The most notable ARKit announcement was that Apple will be bringing face-tracking support to the AR platform on iPhone X, allowing devs to gain access to front color and depth images from the cameras while tracking face position and a number of expressions in real time.

In its latest earnings call, Apple CEO Tim Cook called AR “big and profound” while referencing all the developer excitement in building ARKit experiences. The lone dedicated onstage demo relating to AR at today’s iPhone event just highlighted a tabletop gaming title from Directive Games. The title, which allowed users to physically pan their iPhone across a digital battlefield, showed a lot of similarities to existing VR gaming titles on the market, albeit one anchored in the real world.
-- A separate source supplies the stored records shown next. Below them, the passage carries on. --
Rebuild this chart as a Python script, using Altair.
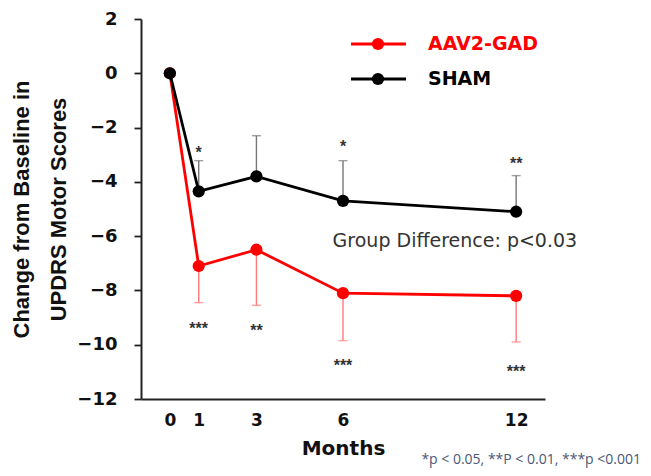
import altair as alt
import pandas as pd

# ---- data ----
months = [0, 1, 3, 6, 12]
series_names = ["AAV2-GAD", "SHAM"]
gad_mean = [0.0, -7.1, -6.5, -8.1, -8.2]
sham_mean = [0.0, -4.35, -3.8, -4.7, -5.1]
gad_err_end = [0.0, -8.45, -8.55, -9.85, -9.9]     # error bars drawn downward
sham_err_end = [0.0, -3.22, -2.3, -3.22, -3.77]    # error bars drawn upward

x_tick_labels = [0, 1, 3, 6, 12]
y_ticks = [-12, -11, -10, -9, -8, -7, -6, -5, -4, -3, -2, -1, 0, 1, 2]

sham_star_months = [1, 6, 12]
sham_star_text = ["*", "*", "**"]
sham_star_y = [-2.78, -2.55, -3.18]
gad_star_months = [1, 3, 6, 12]
gad_star_text = ["***", "**", "***", "***"]
gad_star_y = [-9.28, -9.36, -10.64, -10.86]

group_note = "Group Difference: p<0.03"
group_note_pos = (5.64, -6.19)
footnote = "*p < 0.05, **P < 0.01, ***p <0.001"

line_colors = ["#ff0000", "#000000"]
err_colors = ["#ff7a7a", "#777777"]
means = [gad_mean, sham_mean]
err_ends = [gad_err_end, sham_err_end]

BOLD_W = "DejaVu Sans"

xenc = alt.X(
    "month:Q",
    scale=alt.Scale(domain=[-1, 13], nice=False, zero=False),
    axis=alt.Axis(
        values=x_tick_labels, title="Months", grid=False, ticks=False,
        labelFont=BOLD_W, labelFontWeight="bold", labelFontSize=17, labelColor="#111",
        labelPadding=13, titleFont=BOLD_W, titleFontWeight="bold", titleFontSize=20,
        titleColor="#111", titlePadding=10, domainColor="#222", domainWidth=2.2,
    ),
)
yenc = alt.Y(
    "value:Q",
    scale=alt.Scale(domain=[-12, 2], nice=False, zero=False),
    axis=alt.Axis(
        values=y_ticks, labelExpr="datum.value % 2 == 0 ? datum.label : ''",
        title=["Change from Baseline in", "UPDRS Motor Scores"], grid=False,
        tickSize=7, tickWidth=1.8, tickColor="#222",
        labelFont=BOLD_W, labelFontWeight="bold", labelFontSize=18, labelColor="#111",
        labelPadding=17, titleFont="Liberation Sans", titleFontWeight="bold",
        titleFontSize=22, titleColor="#111", titleLineHeight=37, titlePadding=6,
        domainColor="#222", domainWidth=2,
    ),
)

layers = []
# error bars (under the lines)
for i, name in enumerate(series_names):
    d = pd.DataFrame({"month": months[1:], "value": means[i][1:], "err": err_ends[i][1:]})
    c = alt.Chart(d)
    enc_x = xenc if i == 0 else alt.X("month:Q")
    enc_y = yenc if i == 0 else alt.Y("value:Q")
    layers.append(c.mark_rule(strokeWidth=1.4, color=err_colors[i]).encode(x=enc_x, y=enc_y, y2="err:Q"))
    layers.append(c.mark_tick(orient="horizontal", size=9, thickness=1.4, color=err_colors[i]).encode(
        x="month:Q", y="err:Q"))
# lines and dots: red first, black on top
for i, name in enumerate(series_names):
    d = pd.DataFrame({"month": months, "value": means[i]})
    c = alt.Chart(d)
    layers.append(c.mark_line(strokeWidth=2.8, color=line_colors[i]).encode(x="month:Q", y="value:Q"))
    layers.append(c.mark_point(filled=True, size=150, opacity=1, color=line_colors[i]).encode(
        x="month:Q", y="value:Q"))

stars_df = pd.DataFrame({
    "month": sham_star_months + gad_star_months,
    "y": sham_star_y + gad_star_y,
    "t": sham_star_text + gad_star_text,
})
layers.append(alt.Chart(stars_df).mark_text(
    font="Liberation Sans", fontWeight="bold", fontSize=16, color="#333", baseline="alphabetic", dy=9
).encode(x="month:Q", y="y:Q", text="t:N"))

note_df = pd.DataFrame({"month": [group_note_pos[0]], "y": [group_note_pos[1]], "t": [group_note]})
layers.append(alt.Chart(note_df).mark_text(
    font="DejaVu Sans", fontSize=19, color="#333", align="left", baseline="middle"
).encode(x="month:Q", y="y:Q", text="t:N"))

# manual legend (line + dot + label), pixel placement
for i, name in enumerate(series_names):
    ly = 25 + 35 * i
    one = alt.Chart(pd.DataFrame({"s": [name]}))
    layers.append(one.mark_rule(strokeWidth=2.8, color=line_colors[i]).encode(
        x=alt.value(210), x2=alt.value(265), y=alt.value(ly)))
    layers.append(one.mark_point(filled=True, size=150, opacity=1, color=line_colors[i]).encode(
        x=alt.value(237), y=alt.value(ly)))
    layers.append(one.mark_text(font=BOLD_W, fontWeight="bold", fontSize=19, color=line_colors[i],
                                align="left", baseline="middle").encode(
        x=alt.value(287), y=alt.value(ly), text="s:N"))

layers.append(alt.Chart(pd.DataFrame({"t": [footnote]})).mark_text(
    font="Open Sans", fontSize=14, color="#4a5877", align="right", baseline="middle"
).encode(x=alt.value(500), y=alt.value(441), text="t:N"))

chart = alt.layer(*layers).properties(
    width=404, height=380,
    autosize=alt.AutoSizeParams(type="none"),
    padding={"left": 133, "top": 11, "right": 96, "bottom": 69},
).configure_view(stroke=None)

chart.save("out.html", embed_options={"renderer": "svg", "actions": False})
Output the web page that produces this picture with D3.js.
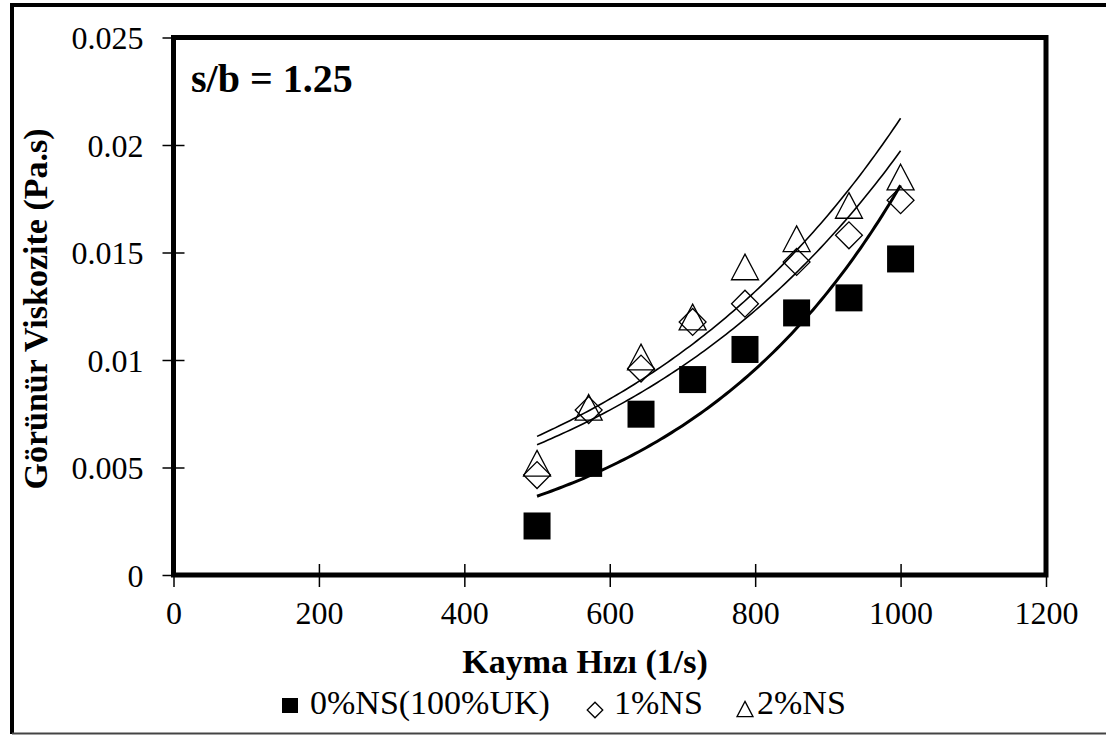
<!DOCTYPE html>
<html>
<head>
<meta charset="utf-8">
<script src="https://cdn.jsdelivr.net/npm/d3@7"></script>
<style>
  body { margin: 0; background: #fff; }
  svg text { font-family: "Liberation Serif", "Times New Roman", serif; fill: #000; }
</style>
</head>
<body>
<script>
// values
shearRates = [500, 571, 643, 714, 786, 857, 929, 1000];
ns0 = [0.00228, 0.00519, 0.00748, 0.00909, 0.01049, 0.01219, 0.01289, 0.0147];
ns1 = [0.00465, 0.00767, 0.0096, 0.01177, 0.01262, 0.01456, 0.0158, 0.01743];
ns2 = [0.0052, 0.0078, 0.01014, 0.012, 0.01433, 0.01564, 0.01719, 0.01851];
seriesNames = ["0%NS(100%UK)", "1%NS", "2%NS"];
xTicks = [0, 200, 400, 600, 800, 1000, 1200];
yTicks = [0, 0.005, 0.01, 0.015, 0.02, 0.025];

var W = 1106, H = 735;
var plotLeft = 173.5, plotTop = 37.5, plotRight = 1046, plotBottom = 575;

var svg = d3.select("body").append("svg")
    .attr("width", W)
    .attr("height", H);

// outer frame (cut on the right)
svg.append("line").attr("x1", 12).attr("x2", 12).attr("y1", 3).attr("y2", 734)
    .attr("stroke", "#000").attr("stroke-width", 4);
svg.append("line").attr("x1", 10).attr("x2", W).attr("y1", 5).attr("y2", 5)
    .attr("stroke", "#000").attr("stroke-width", 4);
svg.append("line").attr("x1", 12).attr("x2", W).attr("y1", 733.5).attr("y2", 733.5)
    .attr("stroke", "#444").attr("stroke-width", 2);

var x = d3.scaleLinear().domain([0, 1200]).range([plotLeft, plotRight]);
var y = d3.scaleLinear().domain([0, 0.025]).range([plotBottom, plotTop]);

// exponential trendline, same as the spreadsheet one (least squares on ln y)
function expFit(xs, ys) {
    var n = xs.length;
    var lx = d3.mean(xs), ly = d3.mean(ys.map(Math.log));
    var sxy = 0, sxx = 0;
    for (var i = 0; i < n; i++) {
        sxy += (xs[i] - lx) * (Math.log(ys[i]) - ly);
        sxx += (xs[i] - lx) * (xs[i] - lx);
    }
    var b = sxy / sxx;
    var a = Math.exp(ly - b * lx);
    return function(v) { return a * Math.exp(b * v); };
}

// axes
var xAxis = svg.append("g")
    .attr("transform", "translate(0," + plotBottom + ")")
    .call(d3.axisBottom(x).tickValues(xTicks).tickSize(12).tickPadding(14)
        .tickFormat(function(d) { return String(d); }));
xAxis.select(".domain").remove();
xAxis.selectAll(".tick line").attr("y1", -11).attr("y2", 12).attr("stroke-width", 1.5);
xAxis.selectAll(".tick text")
    .style("font-size", "32px")
    .attr("font-family", null);

var yAxis = svg.append("g")
    .attr("transform", "translate(" + plotLeft + ",0)")
    .call(d3.axisLeft(y).tickValues(yTicks).tickSize(11).tickPadding(19)
        .tickFormat(function(d) { return String(+d.toFixed(3)); }));
yAxis.select(".domain").remove();
yAxis.selectAll(".tick line").attr("x1", -11).attr("x2", 11).attr("stroke-width", 1.5);
yAxis.selectAll(".tick text")
    .style("font-size", "32px")
    .attr("dy", "0.35em")
    .attr("font-family", null);

// plot border
svg.append("rect")
    .attr("x", plotLeft).attr("y", plotTop)
    .attr("width", plotRight - plotLeft).attr("height", plotBottom - plotTop)
    .attr("fill", "none").attr("stroke", "#000").attr("stroke-width", 5);

// markers
var plot = svg.append("g");
var sq = 27;
plot.selectAll("rect.ns0").data(ns0).enter().append("rect")
    .attr("class", "ns0")
    .attr("x", function(d, i) { return x(shearRates[i]) - sq / 2; })
    .attr("y", function(d) { return y(d) - sq / 2; })
    .attr("width", sq).attr("height", sq)
    .attr("fill", "#000");

var diamond = d3.symbol().type(d3.symbolSquare).size(19 * 19);
plot.selectAll("path.ns1").data(ns1).enter().append("path")
    .attr("class", "ns1")
    .attr("d", diamond)
    .attr("transform", function(d, i) { return "translate(" + x(shearRates[i]) + "," + y(d) + ") rotate(45)"; })
    .attr("fill", "none").attr("stroke", "#000").attr("stroke-width", 1.3);

function tri(s) {
    var h = s * 0.95;
    return "M0," + (-h / 2) + "L" + (s / 2) + "," + (h / 2) + "L" + (-s / 2) + "," + (h / 2) + "Z";
}
plot.selectAll("path.ns2").data(ns2).enter().append("path")
    .attr("class", "ns2")
    .attr("d", tri(27))
    .attr("transform", function(d, i) { return "translate(" + x(shearRates[i]) + "," + y(d) + ")"; })
    .attr("fill", "none").attr("stroke", "#000").attr("stroke-width", 1.3);

// trendlines
var xs = d3.range(500, 1000.1, 5);
var line = d3.line().x(function(d) { return x(d[0]); }).y(function(d) { return y(d[1]); });
[[ns0, 3], [ns1, 1.6], [ns2, 1.6]].forEach(function(s) {
    var f = expFit(shearRates, s[0]);
    plot.append("path")
        .attr("d", line(xs.map(function(v) { return [v, f(v)]; })))
        .attr("fill", "none").attr("stroke", "#000").attr("stroke-width", s[1]);
});

// annotation
svg.append("text")
    .attr("x", 191).attr("y", 92)
    .style("font-size", "40px").style("font-weight", "bold")
    .text("s/b = 1.25");

// axis titles
svg.append("text")
    .attr("x", 585).attr("y", 673)
    .attr("text-anchor", "middle")
    .style("font-size", "34px").style("font-weight", "bold")
    .text("Kayma Hızı (1/s)");

svg.append("text")
    .attr("transform", "translate(47,309) rotate(-90)")
    .attr("text-anchor", "middle")
    .style("font-size", "34px").style("font-weight", "bold")
    .text("Görünür Viskozite (Pa.s)");

// legend
var lg = svg.append("g");
lg.append("rect").attr("x", 282).attr("y", 698).attr("width", 16).attr("height", 15).attr("fill", "#000");
lg.append("text").attr("x", 310).attr("y", 714).style("font-size", "34px").text(seriesNames[0]);
lg.append("path").attr("d", d3.symbol().type(d3.symbolSquare).size(11 * 11))
    .attr("transform", "translate(595,710) rotate(45)")
    .attr("fill", "none").attr("stroke", "#000").attr("stroke-width", 1.3);
lg.append("text").attr("x", 614).attr("y", 714).style("font-size", "34px").text(seriesNames[1]);
lg.append("path").attr("d", tri(16))
    .attr("transform", "translate(745,709)")
    .attr("fill", "none").attr("stroke", "#000").attr("stroke-width", 1.3);
lg.append("text").attr("x", 757).attr("y", 714).style("font-size", "34px").text(seriesNames[2]);
</script>
</body>
</html>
While Apple lauded that the new back-cameras on the iPhone X and iPhone 8 were “calibrated for AR,” — something undoubtedly true of any camera running ARKit — the only mentions of model-specific AR features were confined to redesigned front-facing camera tracking on the iPhone X thanks to the new camera array, which includes an infrared camera, flood illuminator and dot projector. The company demoed some Snapchat selfie filters that tracked well, but perhaps not noticeably better than existing RGB camera face-tracking in the app. The differences will become much more noticeable to companies that haven’t invested millions in RGB face-tracking tech like Snap has.

The reasoning for Apple not bringing some of these sensors to the back-camera — which could invariably benefit AR capabilities — is more than likely battery related, but could also be part of efforts by Apple to keep ARKit experiences fairly uniform across supported devices. The TrueDepth camera system likely could have brought something like an environment mesh to the platform so that the iPhone could not only detect plane surfaces but more complex shapes. Sticking with plane detection across the board will allow developers to build one-size-fits-all experiences for ARKit while users will be able to engage in the same multi-player experiences.

We’ll hopefully hear more details about how exactly the A11 chip has been optimized for AR, but details were scant during the presentation.

Last month, Google took the wraps off of ARCore, a more bare-bones version of its Tango smartphone AR platform that it first showed off in 2014. ARCore gets rid of the stringent hardware requirements on Tango, with the hopes of getting the platform onto more devices. In preview, the platform will support the Pixel and Samsung Galaxy S8; at wide launch Google claims ARCore will be on 100 million devices. Apple’s scale will be ARKit’s main advantage with the device launching on 400-500 million devices when iOS 11 goes live.